Such a request may be in hard copy form or in electronic form, must identify the resolution of which notice is to be given or the matter to be included in the business, must be authenticated by the person or persons making it, must have been received by the Company no later than 16 March 2026, being the date six clear weeks before the AGM, or if later, the time at which notice of the AGM is given and (in the case of a matter to be included in the business only) must be accompanied by a statement setting out the grounds for the request.

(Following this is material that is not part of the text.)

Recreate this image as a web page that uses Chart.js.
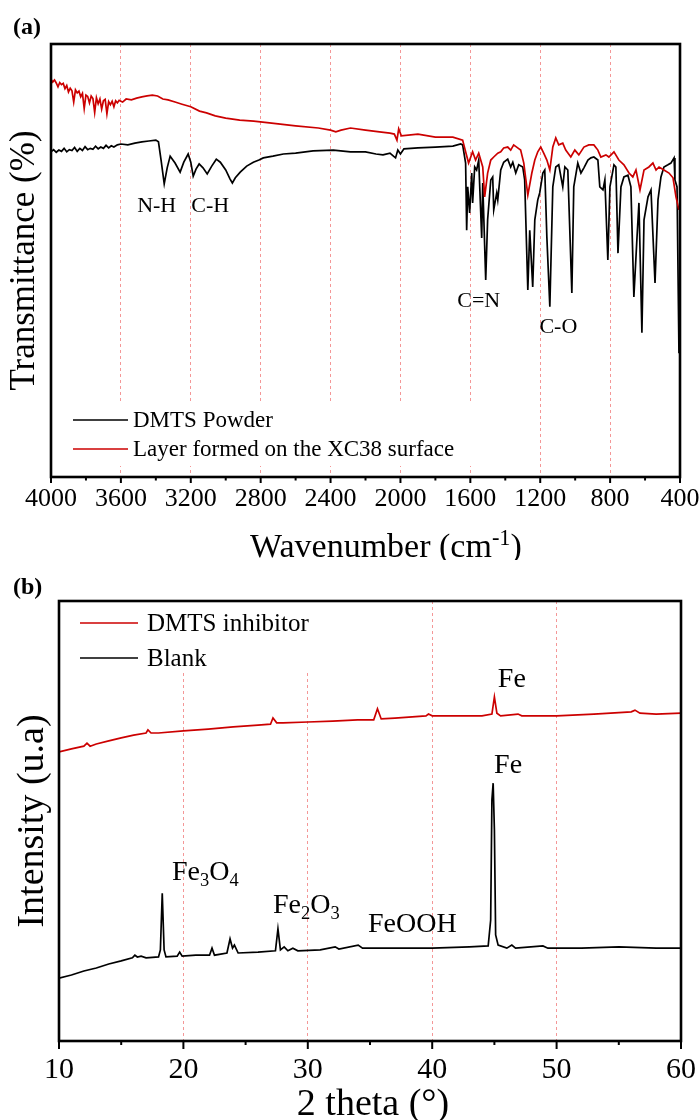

Notice of Annual General Meeting continued

APPENDIX 1: SUMMARY OF THE PRINCIPAL TERMS OF THE RULES OF THE TAYLOR WIMPEY PERFORMANCE SHARE PLAN 2026 (THE PSP)

Introduction

The PSP is a discretionary share plan operated by the Company, under which the Remuneration Committee (the Committee) may grant awards (Awards) over ordinary shares in the Company (Shares) to incentivise and retain eligible employees. The PSP will be administered by the Committee or by any sub‐committee or person duly authorised by the Committee.

Eligibility

Any employee of the Company's Group (the Group), including the Company's Executive Directors (the Executive Directors), may be selected to participate in the PSP at the Committee's discretion.

Individual limit

Awards will not normally be granted to a participant under the PSP over Shares with a market value (as determined by the Committee) in excess of 300% of salary in respect of any financial year of the Company or, in the case of any Director of the Company, any lower limit specified in the Company's shareholder‐approved Directors' Remuneration Policy (the Remuneration Policy). Awards may, however, be granted in excess of this limit to an eligible employee in connection with their recruitment by way of compensating them for any awards or entitlements forfeited as a result of leaving their former employer (a Recruitment Award).

Performance conditions

The vesting of Awards may (and, in the case of an Award to an Executive Director other than a Recruitment Award, will to the extent required by the Remuneration Policy) be subject to the satisfaction of performance conditions. The Committee will determine the period over which any performance conditions are assessed. Any performance condition may be amended in accordance with its terms or if anything happens which causes the Committee to consider it appropriate to amend the performance condition, provided that the Committee considers that any amended performance condition would not be materially less or more challenging to satisfy than the original performance condition would have been but for the relevant circumstances occurring.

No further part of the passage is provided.